Double Solitaire


Nick Hornby is a better novelist than he is a music critic, which admittedly isn’t saying much, but his books do hold some artifactual interest as fastidious summaries of the unexamined life. His professional solipsists are plugged into popular culture but utterly detached from actual people; that neither Hornby nor his protagonists seem to notice or mind the disengagement only adds accidental frisson. The author can convincingly represent interior drift: Stuck in an emergency ward with the young son of a woman who has just tried to kill herself, About a Boy‘s Will Freeman finds himself “absorbed almost to the point of enjoyment” in the drama, and the book’s smug breeziness momentarily becomes an Adorno-like chill. You’d be hard pressed, however, to find any credible affinity between two human beings in Hornby’s fiction—even About a Boy, in which the two primary concerns take the form of only-connect conundrums: the pitfalls of serial dating and the unlikely accord between an inertly wealthy bachelor and a pubescent loner dork.

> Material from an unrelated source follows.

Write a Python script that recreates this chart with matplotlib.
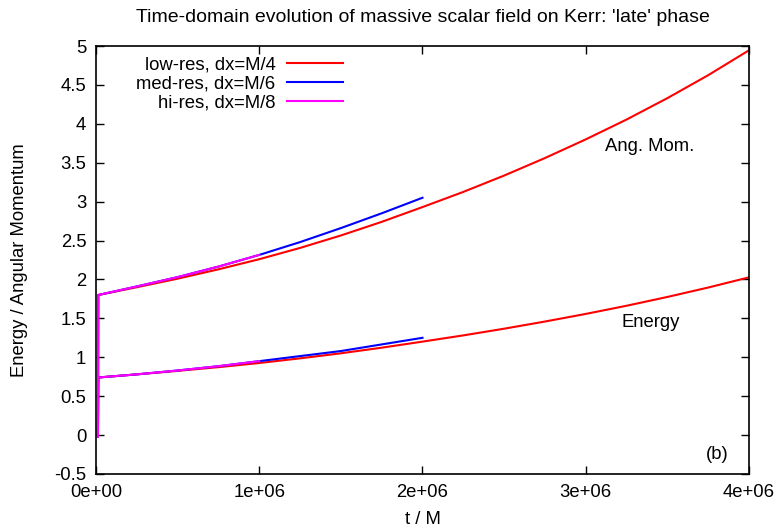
import matplotlib
matplotlib.use("Agg")
import matplotlib.pyplot as plt
from matplotlib.ticker import FuncFormatter, MultipleLocator

plt.rcParams['font.family'] = ['Liberation Sans', 'DejaVu Sans']

# time samples (units of M) and integrated energy / angular momentum
t_low = [1.2e4, 1.4e4, 2.5e5, 5.0e5, 7.5e5, 1.0e6, 1.25e6, 1.5e6, 1.75e6, 2.0e6,
         2.25e6, 2.5e6, 2.75e6, 3.0e6, 3.25e6, 3.5e6, 3.75e6, 4.0e6]
J_low = [-0.02, 1.80, 1.90, 2.01, 2.13, 2.26, 2.405, 2.565, 2.74, 2.93,
         3.125, 3.335, 3.56, 3.80, 4.055, 4.33, 4.625, 4.945]
E_low = [-0.02, 0.74, 0.78, 0.825, 0.873, 0.926, 0.986, 1.051, 1.123, 1.201,
         1.281, 1.367, 1.459, 1.557, 1.662, 1.775, 1.896, 2.027]

t_med = [1.2e4, 1.4e4, 2.5e5, 5.0e5, 7.5e5, 1.0e6, 1.25e6, 1.5e6, 1.75e6, 2.0e6]
J_med = [-0.02, 1.80, 1.91, 2.03, 2.165, 2.315, 2.48, 2.66, 2.85, 3.05]
E_med = [-0.02, 0.74, 0.78, 0.83, 0.885, 0.95, 1.015, 1.08, 1.165, 1.25]

t_hi = [1.2e4, 1.4e4, 2.5e5, 5.0e5, 7.5e5, 1.0e6]
J_hi = [-0.02, 1.80, 1.91, 2.03, 2.165, 2.315]
E_hi = [-0.02, 0.74, 0.78, 0.83, 0.885, 0.95]

runs = [
    ("low-res, dx=M/4", t_low, E_low, J_low, "#ff0000"),
    ("med-res, dx=M/6", t_med, E_med, J_med, "#0000ff"),
    ("hi-res, dx=M/8", t_hi, E_hi, J_hi, "#ff00ff"),
]

fs = 13.3

fig = plt.figure(figsize=(7.79, 5.30), dpi=100)
ax = fig.add_axes([0.1232, 0.1057, 0.8383, 0.8075])

for label, t, E, J, color in runs:
    ax.plot(t, J, color=color, lw=1.5, label=label)
    ax.plot(t, E, color=color, lw=1.5)

ax.set_xlim(0, 4e6)
ax.set_ylim(-0.5, 5)
ax.xaxis.set_major_locator(MultipleLocator(1e6))
ax.yaxis.set_major_locator(MultipleLocator(0.5))
ax.xaxis.set_major_formatter(FuncFormatter(lambda x, pos: f"{x:.0e}"))
ax.yaxis.set_major_formatter(FuncFormatter(lambda y, pos: f"{y:g}"))
ax.tick_params(direction='in', length=6, width=1, top=True, right=True,
               labelsize=fs, pad=7)
for sp in ax.spines.values():
    sp.set_linewidth(1.2)

ax.set_title("Time-domain evolution of massive scalar field on Kerr: 'late' phase",
             fontsize=14, pad=17)
ax.set_xlabel("t / M", fontsize=fs, labelpad=7.5)
ax.set_ylabel("Energy / Angular Momentum", fontsize=fs, labelpad=19)

ax.text(3.12e6, 3.71, "Ang. Mom.", fontsize=fs, va='center')
ax.text(3.22e6, 1.45, "Energy", fontsize=fs, va='center')
ax.text(3.877e6, -0.25, "(b)", fontsize=fs, va='center', ha='right')

# gnuplot-style key: right-aligned labels, sample line after the text
ax.legend(loc='upper right', bbox_to_anchor=(0.378, 0.976), markerfirst=False,
          frameon=False, fontsize=fs, handlelength=3.0, handletextpad=0.65,
          labelspacing=0.12, borderpad=0, borderaxespad=0)

fig.savefig("out.png", dpi=100)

American Pie directors Paul and Chris Weitz are remarkably faithful to the text in their film adaptation, lifting entire pages of dialogue along with the novel’s rigid high-concept tidiness (Will has no friends; the credits list no fewer than four actresses as simply “Bitter Ex-Girlfriend”), self-satisfied pop referencing, and blithe sociopathy. Will (Hugh Grant), a London bounder with an inheritance, enjoys a commitment-free fling with a divorced parent and suspects he’s stumbled on a mother lode. He fabricates a toddler and a desertion sob story to join an estrogen-dominated support group called SPAT, for “Single Parents—Alone Together.” (The creep quotient hasn’t reached such queasy heights in a cine-romance since rehabbing lout Ben Affleck hoodwinked grieving widow Gwyneth Paltrow in Bounce.) A SPAT picnic introduces Will to Marcus (Nicholas Hoult), a stoic 12-year-old equally bewildered by his bullying classmates and clinically depressed solo mum, Fiona (Toni Collette). Marcus catches on to Will’s dissimulation in no time, which gives the lad leverage to conscript him as de facto baby-sitter and fount of disposable income. Soon he’s posing (rather pointlessly) as Will’s son to help earn the affections of sultry Rachel (Rachel Weisz).

Since the central odd couple have no rapport, their bond never seems to progress past mutual usury—a weary-looking Grant has played the affably predatory cad too often (most recently in Bridget Jones’s Diary), and Hoult recites his darndest things in uncomprehending singsong. Collette, meanwhile, does her best to anthropomorphize her daffy duck, who mostly quacks and blubbers. The book, set in 1993 and ’94, invokes Kurt Cobain’s descent with Fiona’s suicide attempt and unresolved despair; the title summons Nirvana’s raw-silk ballad “About a Girl.” (The movie’s cream-puff chamber pop is provided by Badly Drawn Boy’s Damon Gough.) The Weitzes dispense with the original Cobain-haunted happy ending, opting for an improbable onstage redemption via “Killing Me Softly With His Song”—a sentimental inversion of an episode of Mike Judge’s comic-humanist landmark King of the Hill. (Newly empowered as a plus-size model, young Bobby is about to make his mall-catwalk debut when Dad drags him kicking and screaming from the scene, but the kid’s dream deferred turns out to be a disaster averted.) There’s something either mean or stupid about the triumph About a Boy finally contrives for Marcus: A film that takes hormonal grown-up deceit so magnanimously for granted shouldn’t be so willfully naive about the unrelenting cruelty of children.

The sadism of adolescent boys is dispassionately chronicled in the hour-long documentary Standing by Yourself (at the Pioneer), a highlight of the recent New York Underground Film Festival. Director Josh Koury, himself a teenager when the movie was made in his upstate New York hometown, trains his camcorder on the fraying friendship between wry, bookish Adam (Josh’s younger brother) and obnoxious punk poseur Siegfried, a budding white supremacist who ceaselessly hounds his mother for money. These restless high schoolers seem to have little in common except their propensity to troll for highs—in their parents’ pill stashes and the local drugstore’s cough-medicine aisle. A crystalline curio of dumbshit nihilism shot through with fleeting pathos, Koury’s home movie often evokes The Decline of Western Civilization Part III.